2. The appeal by the Revenue relates only to two questions. The Collector directed that the additional consideration which flowed to the manufacturers should be added to the cum-duty price and the assessable value should be worked out on that basis. The Department contends that the additional consideration must be added to the assessable value and not cum-duty price. That the view taken by the Collector is correct is seen from the decision of the Tribunal in Express Rubber Products, 1988 (24) RLT 482 (T) : 1998 (75) ECR 129 (T).

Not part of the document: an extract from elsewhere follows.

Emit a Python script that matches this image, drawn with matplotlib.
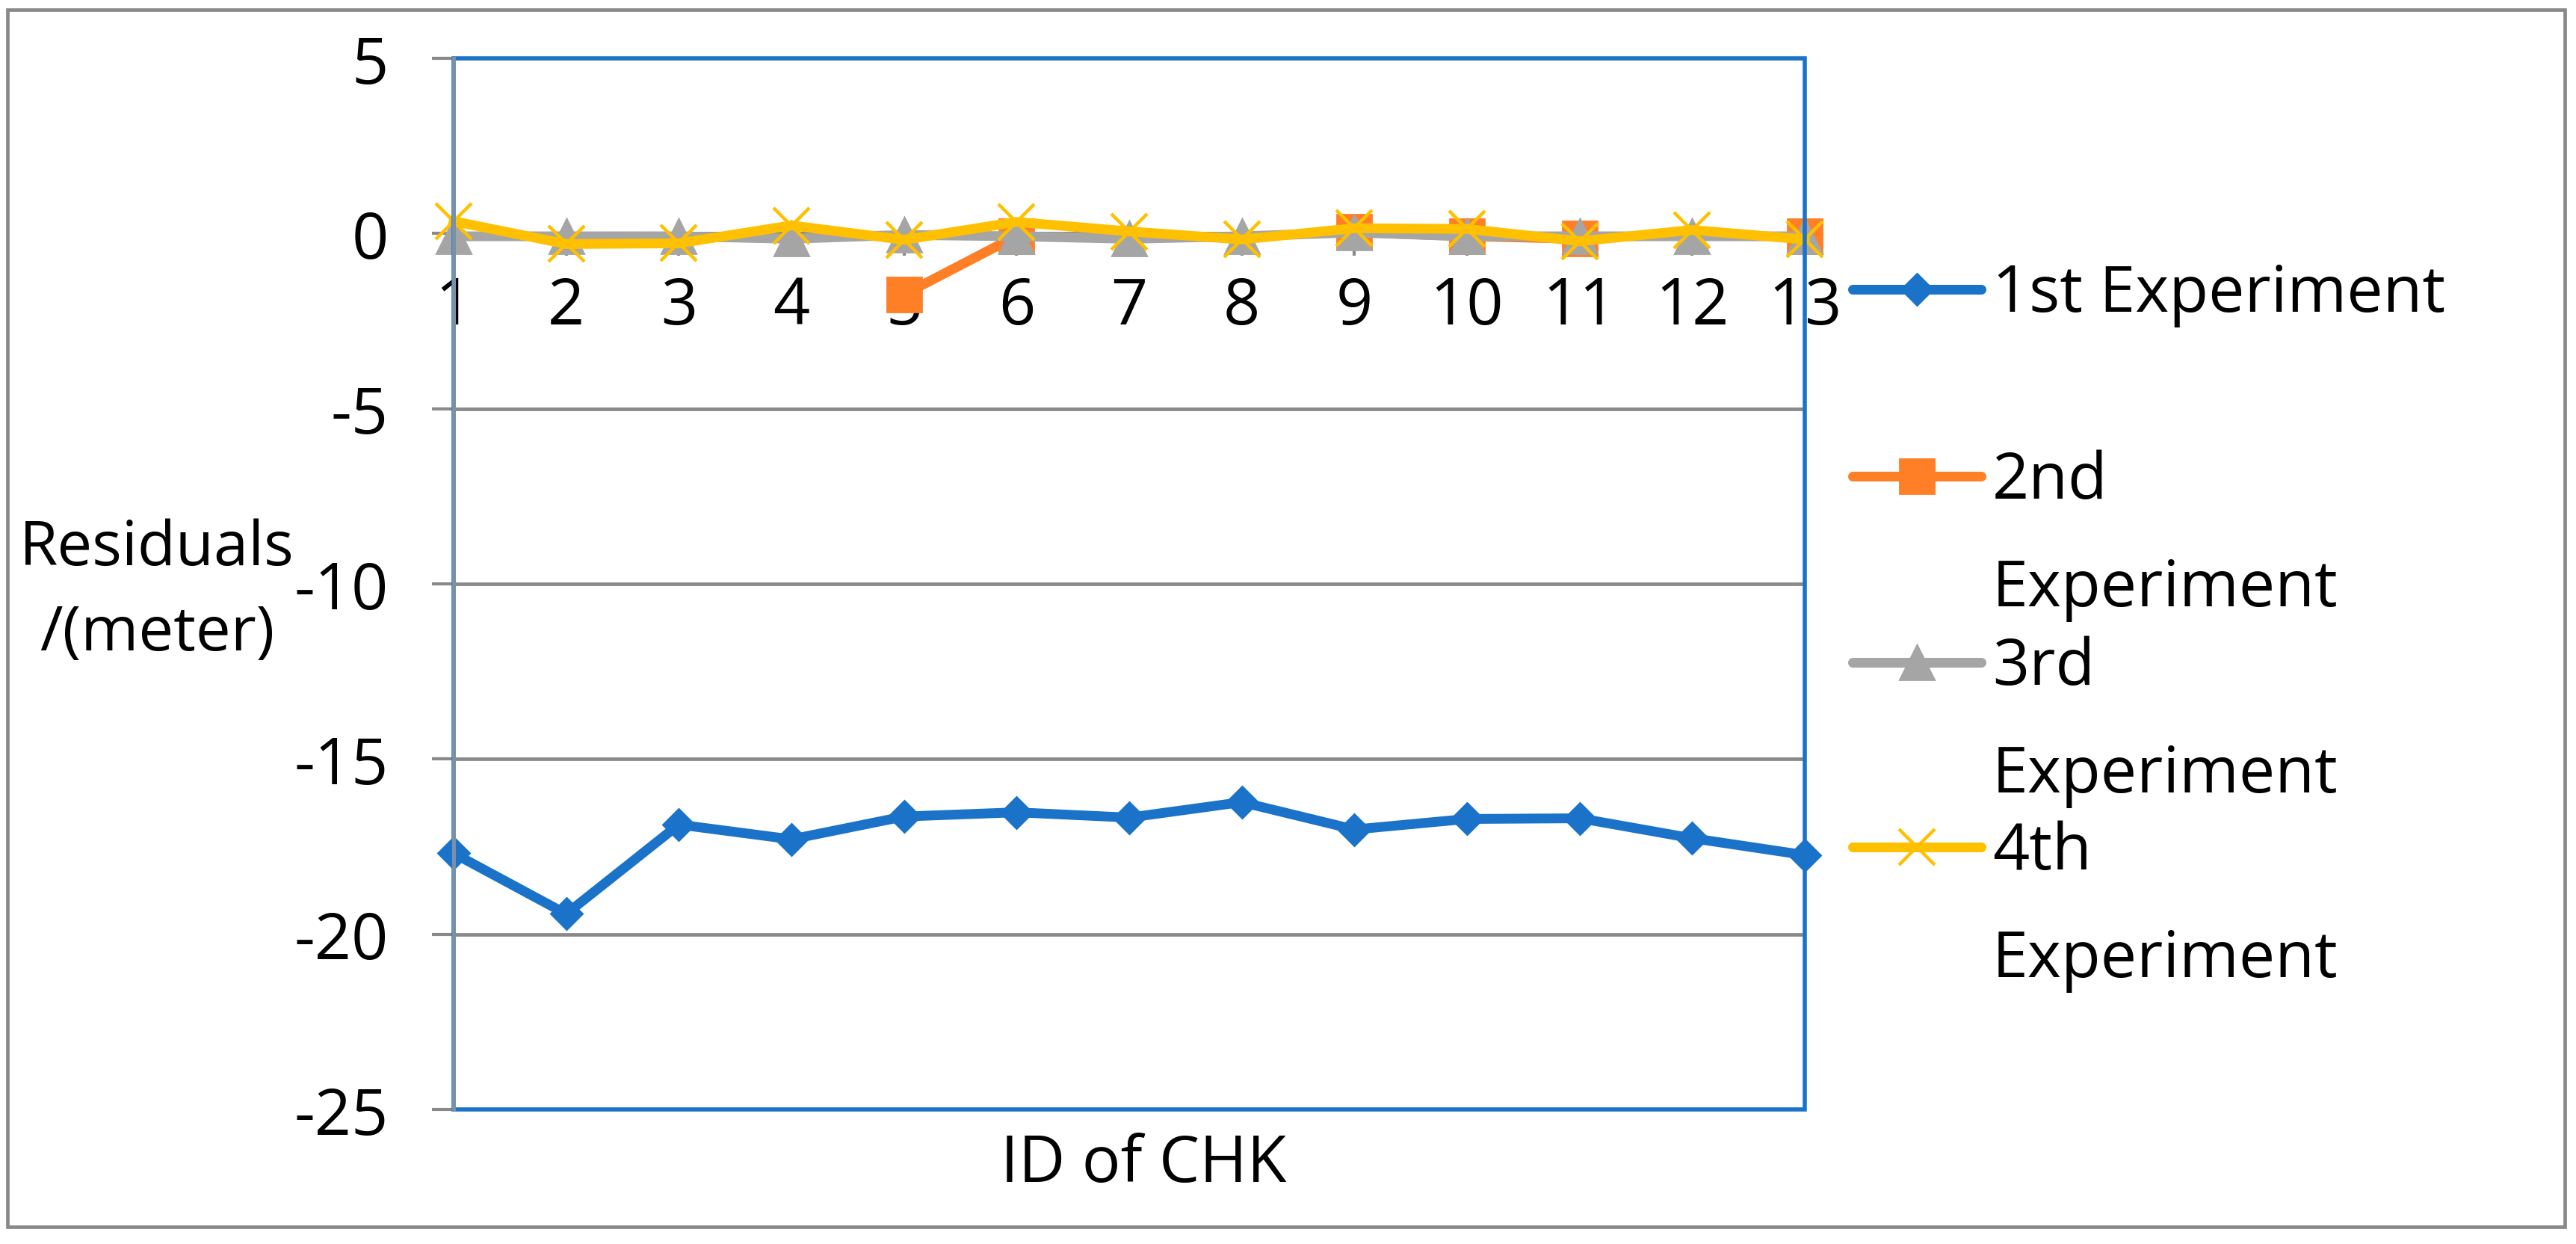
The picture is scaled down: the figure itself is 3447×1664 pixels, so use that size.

3. The second aspect urged by the Revenue relates to the non-imposition of penalty by the Collector. In this connection, we may advert to the relevant paragraphs in the impugned order. The show cause notice alleged suppression and misstatement of facts relating to the marketing arrangement made by the manufacturers. In paragraph 107, the Collector indicated that after making substantial enquiries on an earlier occasion, the Department had held that the marketing companies cannot be treated as related persons and this finding was confirmed by the Collector (Appeals). The Collector stated in paragraph 108 that the manufacturers furnished all relevant information asked for from time to time and, therefore, cannot be held guilty of suppression or misstatement of facts. The Collector also pointed out the position prevailing prior to the Bombay Tyre International Ltd. [1983 ECR 1627D (SC) : ECR C 663 (SC)] case in regard to the deductibility of post manufacturing expenses. On consideration of all these circumstances, he held that the larger period of limitation could not be invoked. Dealing with the aspect of penalty, he held in paragraph 121 that there was no evidence pointing to clandestine removal or breach of observance of various excise procedures and formalities and, therefore, charge of contravention of Rules 9(1), 52A, 53, 173C, 173F, 173G and 226 of the Central Excise Rules, 1944 is not proved. It was in this view that he refrained from imposing penalty.
4. The various facts on the basis of which the above findings were recorded are not in challenge. If these facts are taken into consideration, it would be clear that there urns no contravention of the rules as alleged. On the aspect of intention to evade duty, the Collector has referred to the legal position prior to the Bombay Tyre International Ltd. case. In the facts and circumstances, the Collector found intention to evade cannot be inferred. There is nothing in the circumstances to indicate that the view taken is erroneous and a contrary view should have been taken. In this view, we do not agree that this was a fit case for imposition of penalty. Therefore, appeal No. E/2688/90-A has to be set dismissed.
5. Learned Counsel for the appellants in appeal No. E/3305/89-A and 3328/89-A submits that the appellant desires to withdraw the appeals as well as the cross-objections filed in the revenue appeal.
6. All the appeals and the cross-objections are dismissed.
Pronounced and dictated in the open court.